Kornecki - Macebulski
Created by Administrator Account in 12/23/2009 7:46:07 AM


...I am trying to find information on the name Macebulski and Kornecki. As far as I know I am the only Macebulski in this hemisphere and Kornecki is said to have Swedish origins.Any help would be great...


I can't find a thing on Macebulski, not in any of my sources! There was no one in Poland by that name as of 1990 (although there was apparently one person named Macebula, but no data is available on where he/she lived). I don't often strike out completely, but this one has me baffled. If you're really interested, I recommend contacting the Anthroponymic Workshop of the Polish Language Institute. They don't do genealogical research, just research on name origins, and I think this is one they'd find challenging. They can handle correspondence in English, and usually the charge for researching one or two names is $20 or so. 

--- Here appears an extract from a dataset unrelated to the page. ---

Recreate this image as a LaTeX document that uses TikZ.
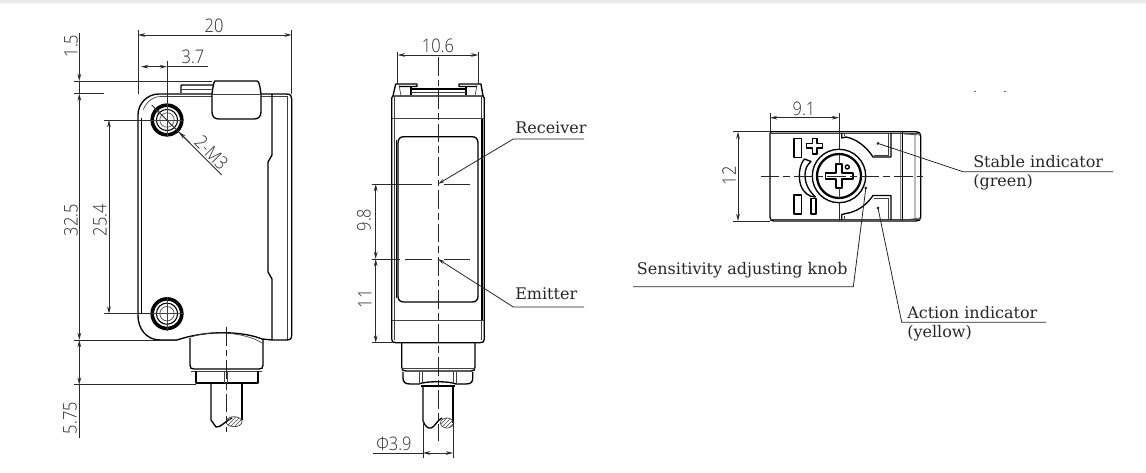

Kornecki is not nearly so tough, as of 1990 there were 1,149 Polish citizens by this name, living all over the country but with particularly large numbers in the provinces of Katowice (109), Kielce (223), Krakow (171), and Wroclaw (82), all in southern Poland in a kind of band from southwest through central to southeast. There are three roots this name could come from: the less likely ones are kornik, "bark-beetle," or korny, "humble, submissive." But I would go for derivation from the first name Korneliusz, "Cornelius." It makes excellent sense that Kornek would be a diminutive or nickname of Korneliusz, "little Cornelius" or "Cornelius's son," and Kornecki is just that name with an adjectival suffix added. If I'm right about this, the name would mean roughly "kin of Kornek," or else "coming from Kornek's place." I can't be positive that's right, because the exact derivation could differ from one Kornecki family to the next; but that's the explanation that strikes me as soundest... If you write the Workshop, you might as well ask if they can add anything to this. They're the real experts, I basically just take the work Polish scholars do and make it available to folks who don't read Polish.


If you do write the Workshop and hear from them, I'd be very interested in hearing what they have to say about Macebulski!  That one's got me intrigued.